Kelly Holcomb clearly had his best chemistry of the season with a receiving corps that, for the first time since the Browns return to the NFL in 1999, did not include Kevin Johnson.

Holcomb completed a stunning 29-of-35 passes for 392 yards and three touchdowns. His main target, Andre Davis put together the best day of his young, two-year career, catching seven passes for 117 yards, including the Browns first touchdown of the day - a 4-yarder that put the Browns ahead 10-0 with 2:57 remaining in the first quarter.

Quincy Morgan added 116 yards on five catches, highlighted by a 68-yard third-quarter touchdown, giving the Browns their first 100-yard receiving tandem since Ozzie Newsome and Ricky Feacher in the final game of the 1982 season.

Dennis Northcutt also reached the end zone on one of his six catches (56 yards), scoring on a 1-yard shovel pass in the second quarter.

"Kelly was accurate, and those guys can all run with the football," said offensive coordinator Bruce Arians. "That is what we want to be.

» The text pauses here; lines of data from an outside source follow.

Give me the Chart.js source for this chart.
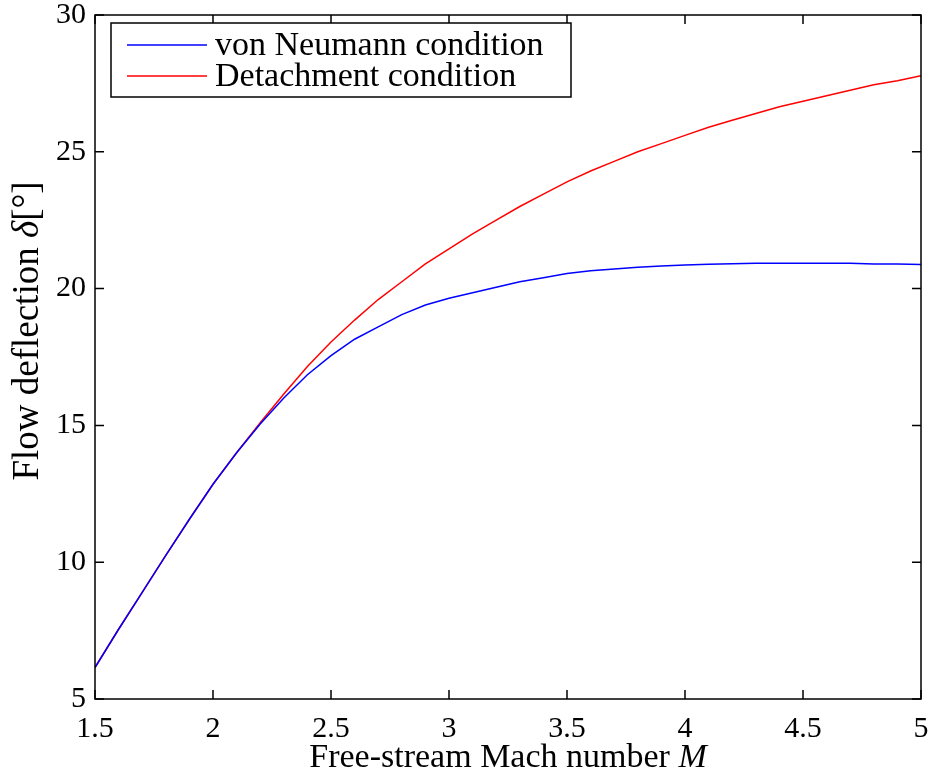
<!DOCTYPE html>
<html>
<head>
<meta charset="utf-8">
<script src="https://cdn.jsdelivr.net/npm/chart.js"></script>
<style>
  html, body { margin: 0; padding: 0; background: #fff; }
  #wrap { width: 930px; height: 774px; }
</style>
</head>
<body>
<div id="wrap"><canvas id="chart" width="930" height="774"></canvas></div>
<script>
// Mach numbers (x) and flow deflection angles in degrees
const machNumbers = [1.5, 1.6, 1.7, 1.8, 1.9, 2.0, 2.1, 2.2, 2.3, 2.4, 2.5, 2.6, 2.7, 2.8, 2.9, 3.0,
  3.1, 3.2, 3.3, 3.4, 3.5, 3.6, 3.7, 3.8, 3.9, 4.0, 4.1, 4.2, 4.3, 4.4, 4.5, 4.6, 4.7, 4.8, 4.9, 5.0];
const vonNeumann = [6.15, 7.55, 8.9, 10.25, 11.57, 12.85, 14.0, 15.05, 16.0, 16.85, 17.55, 18.15, 18.6, 19.05, 19.4, 19.65,
  19.85, 20.05, 20.25, 20.4, 20.55, 20.65, 20.72, 20.78, 20.83, 20.86, 20.89, 20.91, 20.93, 20.93, 20.93, 20.93, 20.93, 20.9, 20.9, 20.88];
const detachment = [6.15, 7.55, 8.9, 10.25, 11.57, 12.85, 14.0, 15.1, 16.15, 17.15, 18.05, 18.85, 19.6, 20.25, 20.9, 21.45,
  22.0, 22.5, 23.0, 23.45, 23.9, 24.3, 24.65, 25.0, 25.3, 25.6, 25.9, 26.15, 26.4, 26.65, 26.85, 27.05, 27.25, 27.45, 27.6, 27.78];
const xTicks = [1.5, 2, 2.5, 3, 3.5, 4, 4.5, 5];
const yTicks = [5, 10, 15, 20, 25, 30];
const seriesNames = ['von Neumann condition', 'Detachment condition'];
const seriesColors = ['#0000ff', '#ff0000'];

const FONT = '"Liberation Serif", "Times New Roman", serif';

// draw text made of several parts (some italic), centred on x
function drawParts(ctx, parts, x, y) {
  let total = 0;
  parts.forEach(p => { ctx.font = p.font; p.w = ctx.measureText(p.text).width; total += p.w; });
  let cx = x - total / 2;
  parts.forEach(p => { ctx.font = p.font; ctx.fillText(p.text, cx, y); cx += p.w; });
}

const framePlugin = {
  id: 'frame',
  afterDraw(chart) {
    const { ctx, chartArea: a, scales: { x, y } } = chart;
    ctx.save();
    ctx.strokeStyle = '#000';
    ctx.lineWidth = 1.5;
    ctx.strokeRect(a.left, a.top, a.right - a.left, a.bottom - a.top);

    // inward ticks on all four sides
    const len = 9;
    ctx.beginPath();
    x.ticks.forEach(t => {
      const px = x.getPixelForValue(t.value);
      ctx.moveTo(px, a.bottom); ctx.lineTo(px, a.bottom - len);
      ctx.moveTo(px, a.top); ctx.lineTo(px, a.top + len);
    });
    y.ticks.forEach(t => {
      const py = y.getPixelForValue(t.value);
      ctx.moveTo(a.left, py); ctx.lineTo(a.left + len, py);
      ctx.moveTo(a.right, py); ctx.lineTo(a.right - len, py);
    });
    ctx.stroke();

    // legend box
    ctx.fillStyle = '#fff';
    ctx.fillRect(111, 23, 460, 74);
    ctx.strokeRect(111, 23, 460, 74);
    ctx.textBaseline = 'middle';
    ctx.textAlign = 'left';
    seriesNames.forEach((name, i) => {
      const ly = 45 + i * 31;
      ctx.strokeStyle = seriesColors[i];
      ctx.lineWidth = 1.5;
      ctx.beginPath();
      ctx.moveTo(127, ly); ctx.lineTo(207, ly);
      ctx.stroke();
      ctx.fillStyle = '#000';
      ctx.font = '34px ' + FONT;
      ctx.fillText(name, 215, ly + 1);
    });

    // axis titles
    ctx.fillStyle = '#000';
    ctx.textBaseline = 'middle';
    drawParts(ctx, [
      { text: 'Free-stream Mach number ', font: '34px ' + FONT },
      { text: 'M', font: 'italic 34px ' + FONT }
    ], (a.left + a.right) / 2, 758);

    ctx.translate(28, 331);
    ctx.rotate(-Math.PI / 2);
    drawParts(ctx, [
      { text: 'Flow deflection ', font: '37px ' + FONT },
      { text: 'δ', font: 'italic 37px ' + FONT },
      { text: '[°]', font: '37px ' + FONT }
    ], 0, 0);
    ctx.restore();
  }
};

const ctx = document.getElementById('chart').getContext('2d');
new Chart(ctx, {
  type: 'line',
  data: {
    labels: machNumbers,
    datasets: [
      {
        label: seriesNames[0],
        data: machNumbers.map((m, i) => ({ x: m, y: vonNeumann[i] })),
        borderColor: seriesColors[0],
        borderWidth: 1.5,
        pointRadius: 0,
        tension: 0
      },
      {
        label: seriesNames[1],
        data: machNumbers.map((m, i) => ({ x: m, y: detachment[i] })),
        borderColor: seriesColors[1],
        borderWidth: 1.5,
        pointRadius: 0,
        tension: 0
      }
    ]
  },
  options: {
    responsive: false,
    animation: false,
    layout: { padding: { left: 0, right: 9, top: 15, bottom: 0 } },
    plugins: {
      legend: { display: false },
      tooltip: { enabled: false }
    },
    scales: {
      x: {
        type: 'linear',
        min: 1.5,
        max: 5,
        afterBuildTicks: s => { s.ticks = xTicks.map(v => ({ value: v })); },
        afterFit: s => { s.height = 75; s.paddingLeft = 0; s.paddingRight = 0; },
        grid: { display: false, drawTicks: false },
        border: { display: false },
        ticks: {
          color: '#000',
          padding: 12,
          font: { family: FONT, size: 30 },
          callback: v => String(v)
        }
      },
      y: {
        type: 'linear',
        min: 5,
        max: 30,
        afterBuildTicks: s => { s.ticks = yTicks.map(v => ({ value: v })); },
        afterFit: s => { s.width = 95; s.paddingTop = 0; s.paddingBottom = 0; },
        grid: { display: false, drawTicks: false },
        border: { display: false },
        ticks: {
          color: '#000',
          padding: 9,
          font: { family: FONT, size: 30 },
          callback: v => String(v)
        }
      }
    }
  },
  plugins: [framePlugin]
});
</script>
</body>
</html>
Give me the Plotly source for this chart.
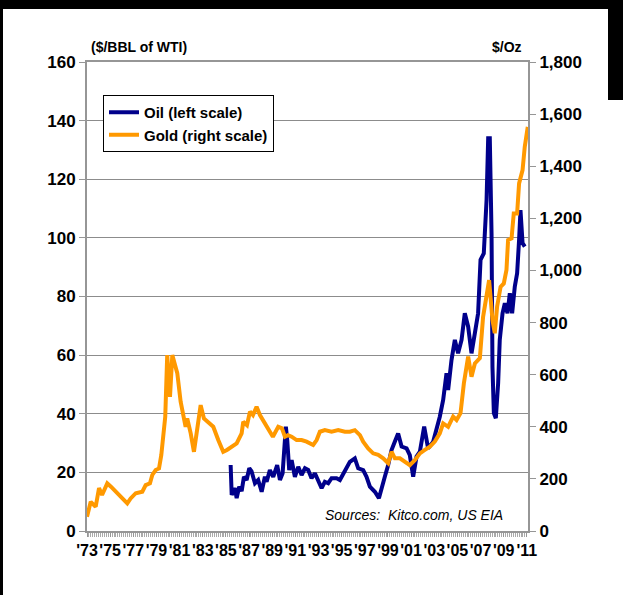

Hopefully we will continue to grow now that we have some continuity with the offensive line healthy."

Barry Stokes, Shaun O'Hara, Jeff Faine, Paul Zukauskas and Ryan Tucker were all in back together on the offensive line for the first time in a month, and that seemed to make all the difference in going from an offense that struggled to sustain drives in three straight losses to out-gaining Arizona by almost 300 yards (481-187).

"I think I only got hit a couple of times, and when you get through a pro football game without really getting hit, that's pretty phenomenal," said Holcomb, who completed passes to eight different receivers.

The protection gave Arians the opportunity to unleash the Browns most aggressive gameplan in weeks, attacking Arizona cornerbacks David Barrett and Renaldo Hill, who were often left alone on islands in the Cardinals' fruitless attempts to blitz Holcomb.

"It is considerably easier to be aggressive as an offensive coordinator when you have your offensive line back intact," said Davis. "There were two or three times when the difference between a 40- or 50-yard gain was just a fractions of a second. The ball got delivered, we made the play, then Kelly got hit and knocked to the ground. Maybe in previous weeks, he would have had to scramble around in the pocket and that screws up the timing."

The line also did just enough in the running game to help James Jackson (19 carries, 45 yards) post the first two-touchdown game of his three-year career. Jackson scored on 4-yard runs in the third and fourth quarter to continue the rout.

The Browns' defense was just as dominant, keeping an opponent out of the end zone for the third time this season. Arizona's only points came on Neil Rackers field goals of 42 yards in the second quarter and 26 yards in the third.

"I thought we played well, but I wouldn't necessarily say it was our best game of the year," said defensive coordinator Dave Campo. "It was probably the most consistent pressure we've put on the quarterback all year, though."

While Mark Word was credited with the Browns' only sack on a play that saw Cardinals quarterback Jeff Blake scramble out of bounds for a loss, the Browns' front four often forced Blake (9-of-21, 121 yards) and backup Josh McCown (4-of-11, 31 yards) to throw either on the run or before they was ready. The result was a combined three-interception day by safety Earl Little, rookie cornerback Leigh Bodden, and veteran linebacker Brant Boyer, making his first start of the season in place of the injured Ben Taylor (back).

The Cardinals were just as ineffective running the ball. Marcel Shipp, who had played well in recent weeks since replacing eventual Hall of Fame running back Emmitt Smith, managed just 23 yards on nine carries. Shipp also fumbled once on a second-quarter hit by Browns defensive end Courtney Brown.

"This was a big win ... but now we have to show we can play like this consistently," said Holcomb. "We haven't done that this season ... You have to win games in November and December in this league, and we have another big one next week (against the Pittsburgh Steelers), and I'm looking forward to it."

At 4-6, the Browns are now just one game behind Baltimore and Cincinnati in division logjam. Pittsburgh can also move one game of the pace with a win tonight at San Francisco.